Records provided:

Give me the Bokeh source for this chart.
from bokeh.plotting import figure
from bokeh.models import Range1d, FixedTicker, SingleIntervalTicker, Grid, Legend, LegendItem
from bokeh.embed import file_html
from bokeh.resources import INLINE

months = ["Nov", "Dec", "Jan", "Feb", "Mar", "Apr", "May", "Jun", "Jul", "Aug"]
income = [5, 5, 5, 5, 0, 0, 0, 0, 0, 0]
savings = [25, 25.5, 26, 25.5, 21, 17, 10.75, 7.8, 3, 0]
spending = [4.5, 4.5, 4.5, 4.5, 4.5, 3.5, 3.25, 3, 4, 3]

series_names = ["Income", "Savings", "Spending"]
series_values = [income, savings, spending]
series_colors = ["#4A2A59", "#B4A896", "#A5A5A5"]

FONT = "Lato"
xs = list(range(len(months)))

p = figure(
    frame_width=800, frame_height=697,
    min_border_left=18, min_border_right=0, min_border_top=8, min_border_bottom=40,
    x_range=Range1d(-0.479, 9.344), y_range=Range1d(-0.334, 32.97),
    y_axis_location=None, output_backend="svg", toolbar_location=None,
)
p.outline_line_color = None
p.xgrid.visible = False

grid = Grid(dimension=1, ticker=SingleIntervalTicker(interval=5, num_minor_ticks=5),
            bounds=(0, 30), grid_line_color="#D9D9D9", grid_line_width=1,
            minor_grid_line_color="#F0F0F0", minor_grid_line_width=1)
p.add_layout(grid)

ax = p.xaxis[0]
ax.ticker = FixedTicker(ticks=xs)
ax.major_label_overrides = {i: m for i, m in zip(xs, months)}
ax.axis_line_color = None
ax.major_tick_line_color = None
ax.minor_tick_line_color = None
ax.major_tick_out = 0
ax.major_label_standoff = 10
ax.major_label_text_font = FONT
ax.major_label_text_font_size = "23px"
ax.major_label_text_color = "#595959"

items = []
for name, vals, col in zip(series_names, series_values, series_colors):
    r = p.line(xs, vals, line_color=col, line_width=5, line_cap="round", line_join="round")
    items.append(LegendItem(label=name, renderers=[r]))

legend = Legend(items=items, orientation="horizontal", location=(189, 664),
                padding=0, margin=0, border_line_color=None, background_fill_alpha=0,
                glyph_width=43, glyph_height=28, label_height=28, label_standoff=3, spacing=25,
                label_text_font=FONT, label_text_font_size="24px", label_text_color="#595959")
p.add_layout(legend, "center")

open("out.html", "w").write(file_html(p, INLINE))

==

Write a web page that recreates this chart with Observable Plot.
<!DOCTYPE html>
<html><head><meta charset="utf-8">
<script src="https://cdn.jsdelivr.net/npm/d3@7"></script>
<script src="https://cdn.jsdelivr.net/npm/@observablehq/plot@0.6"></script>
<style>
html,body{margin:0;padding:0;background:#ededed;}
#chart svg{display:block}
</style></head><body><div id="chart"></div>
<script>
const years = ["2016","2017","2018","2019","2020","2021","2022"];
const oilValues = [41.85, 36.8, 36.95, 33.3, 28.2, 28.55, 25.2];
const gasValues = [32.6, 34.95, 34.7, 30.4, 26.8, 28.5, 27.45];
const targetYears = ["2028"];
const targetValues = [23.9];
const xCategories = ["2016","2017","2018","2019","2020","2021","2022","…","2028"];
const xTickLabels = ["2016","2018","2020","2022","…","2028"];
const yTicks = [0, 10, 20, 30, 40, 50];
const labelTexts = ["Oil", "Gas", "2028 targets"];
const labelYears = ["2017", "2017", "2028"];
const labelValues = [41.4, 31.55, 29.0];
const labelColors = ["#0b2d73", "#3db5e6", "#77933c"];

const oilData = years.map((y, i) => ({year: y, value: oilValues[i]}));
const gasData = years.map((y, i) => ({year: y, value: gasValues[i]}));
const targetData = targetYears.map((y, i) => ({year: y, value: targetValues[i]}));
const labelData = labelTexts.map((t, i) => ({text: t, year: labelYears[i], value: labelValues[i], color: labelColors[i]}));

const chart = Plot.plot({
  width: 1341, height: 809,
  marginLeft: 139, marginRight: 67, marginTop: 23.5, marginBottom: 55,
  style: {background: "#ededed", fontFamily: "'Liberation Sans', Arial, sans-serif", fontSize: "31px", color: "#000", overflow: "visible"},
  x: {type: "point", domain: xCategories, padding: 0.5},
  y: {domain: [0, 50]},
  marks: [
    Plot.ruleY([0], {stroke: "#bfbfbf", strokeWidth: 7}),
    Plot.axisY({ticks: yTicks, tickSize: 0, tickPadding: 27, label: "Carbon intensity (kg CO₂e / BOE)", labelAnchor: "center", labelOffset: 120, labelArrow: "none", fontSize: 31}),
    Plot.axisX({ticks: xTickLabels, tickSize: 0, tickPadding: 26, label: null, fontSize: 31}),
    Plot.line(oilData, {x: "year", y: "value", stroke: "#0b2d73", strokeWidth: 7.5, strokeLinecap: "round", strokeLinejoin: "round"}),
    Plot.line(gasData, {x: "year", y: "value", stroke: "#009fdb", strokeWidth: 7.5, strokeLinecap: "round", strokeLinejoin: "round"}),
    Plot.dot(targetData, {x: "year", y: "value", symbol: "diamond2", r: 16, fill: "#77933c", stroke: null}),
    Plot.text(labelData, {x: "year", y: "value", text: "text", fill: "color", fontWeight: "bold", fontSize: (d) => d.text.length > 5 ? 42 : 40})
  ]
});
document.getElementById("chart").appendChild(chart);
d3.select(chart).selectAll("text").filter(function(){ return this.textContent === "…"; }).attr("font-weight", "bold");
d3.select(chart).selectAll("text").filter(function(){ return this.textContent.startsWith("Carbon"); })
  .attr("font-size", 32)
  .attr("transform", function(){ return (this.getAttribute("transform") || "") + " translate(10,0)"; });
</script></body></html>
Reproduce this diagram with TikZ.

Task details: Give back exactly the lines running from the line that contains "Give me the Bokeh source for this chart." through the line that contains "xs = list(range(len(months)))", and nothing outside them.

The reply:
Give me the Bokeh source for this chart.
from bokeh.plotting import figure
from bokeh.models import Range1d, FixedTicker, SingleIntervalTicker, Grid, Legend, LegendItem
from bokeh.embed import file_html
from bokeh.resources import INLINE

months = ["Nov", "Dec", "Jan", "Feb", "Mar", "Apr", "May", "Jun", "Jul", "Aug"]
income = [5, 5, 5, 5, 0, 0, 0, 0, 0, 0]
savings = [25, 25.5, 26, 25.5, 21, 17, 10.75, 7.8, 3, 0]
spending = [4.5, 4.5, 4.5, 4.5, 4.5, 3.5, 3.25, 3, 4, 3]

series_names = ["Income", "Savings", "Spending"]
series_values = [income, savings, spending]
series_colors = ["#4A2A59", "#B4A896", "#A5A5A5"]

FONT = "Lato"
xs = list(range(len(months)))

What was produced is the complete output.